La France est attractive pour les immigrés mais on constate qu’elle est d’autant moins attractive que le migrant est qualifié. La France est par ailleurs en dessous de la moyenne de l’OCDE pour ce qui est de la rétention des talents.

La France reste très attractive pour les étudiants diplômés du secondaire (2e pays non anglophone) mais le potentiel des étudiants n’est pas toujours exploité (avec une probabilité plus élevée pour ces étudiants d’être au chômage ou déclassés). Un accent sur la sélection et l’orientation pourrait peut-être résoudre ce problème. Au rang des réussites, on peut également trouver le titre de séjour spécifique et attractif pour les scientifiques chercheurs (la France se classe 2e dans l’UE derrière le Royaume-Uni avec 20 000 chercheurs entre 2012 et 2014). Enfin, la politique proactive pour attirer les créateurs de start-ups semble porter ses fruits.

Le Passeport Talent est également salué par l’OCDE. Il est un titre pluriannuel, accessible aux étrangers diplômés du 3e cycle en France, aux étrangers diplômés en France qui ont quitté le pays puis reviennent, et aux entrepreneurs et porteurs de projets innovants. Il regroupe dix catégories de migrants qualifiés. La Carte Bleue Européenne (CBE) est incluse dans le Passeport Talent et elle est peu utilisée en France (600 à 700 par an) du fait d’une accessibilité conditionnée par un seuil de salaire élevé. L’OCDE recommande de rendre la CBE plus attractive pour les travailleurs qualifiés en abaissant le niveau de salaire.
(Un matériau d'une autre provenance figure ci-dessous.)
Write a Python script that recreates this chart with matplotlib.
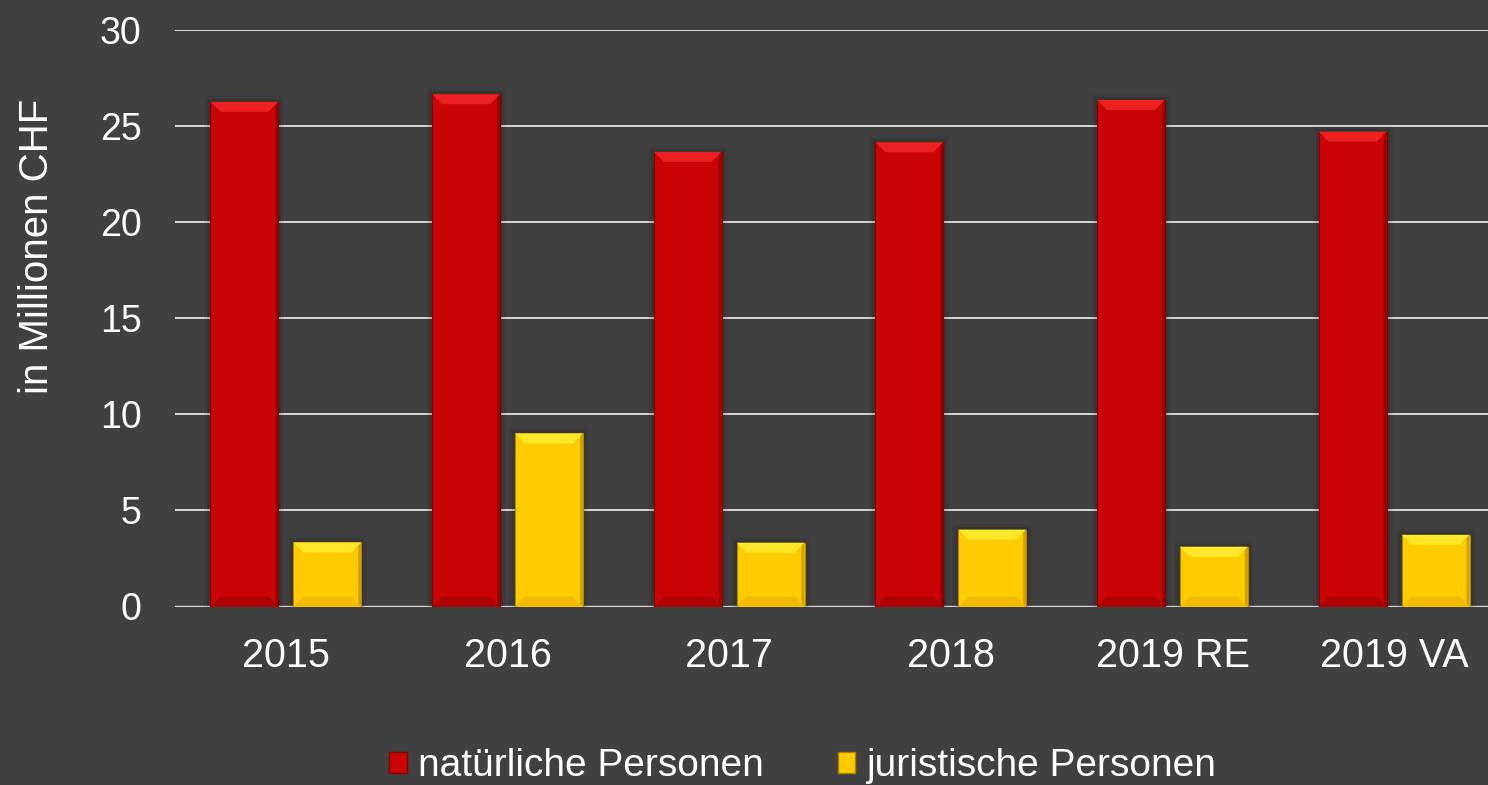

L’OCDE recommande pour améliorer l’attractivité de la France de :

  • promouvoir le Passeport Talent (auprès des employeurs et à l’étranger) ;
  • former les personnels des consulats et préfectures sur le Passeport Talent (puisque les SMOE n’auront plus de regard sur ce titre) ;
  • mesurer l’impact des changements introduits sur les entrepreneurs et investisseurs ;
  • renforcer les dispositifs d’accueil et d’orientation des étudiants.
  1. Autres enjeux et défis

Au-delà de la question de l’attractivité de la France sur les talents, l’immigration de travail peut-elle répondre aux besoins croissants d’aide à la personne d’une population française vieillissante ? France Stratégie a identifié qu’en 2022, ces métiers pouvaient devenir la principale catégorie créatrice d’emploi. Cependant l’immigration professionnelle peut apparaître comme inadaptée pour répondre à ces besoins dans la mesure où l’appariement entre travailleurs et bénéficiaires des services peut difficilement se faire à distance et que des problèmes de langue peuvent se poser. De manière générale, la politique migratoire invite également à penser le développement des pays d’émigration.

Enfin, une réflexion a été menée sur la tension qui peut exister entre une approche de la politique migratoire privilégiant la micro-régulation et une autre centrée au contraire sur la gestion globale des flux.

L’utilisation de l’immigration pour faire fonctionner le marché du travail rencontre rapidement des limites (sur les notions de flexibilité, de compétitivité et de qualification). La politique migratoire en tant que liée au marché du travail et à l’économie dans son ensemble ne doit pas être trop précise, trop ciblée sur un secteur unique. Attirer les entrepreneurs, c’est aussi créer une demande pour toutes les fonctions support, les services à la personne. À court terme, il est nécessaire de répondre aux besoins du marché et mener une politique de micro-régulation. À moyen et long terme, il convient de se concentrer davantage sur les compétences plutôt que sur les métiers et les tâches en permanente mutation. Le Canada a par exemple clairement défini sa politique d’attractivité : c’est un modèle d’installation avec des objectifs de long terme identifiés. Les migrants sont sélectionnés sur la base de leurs compétences et non des besoins immédiats du marché du travail, tout en s’assurant qu’ils puissent s’intégrer à court terme sur le marché du travail. Du côté de la France, le choix du modèle est moins clair avec une volonté explicite de répondre à des besoins de court terme mais des objectifs plus implicites à long terme.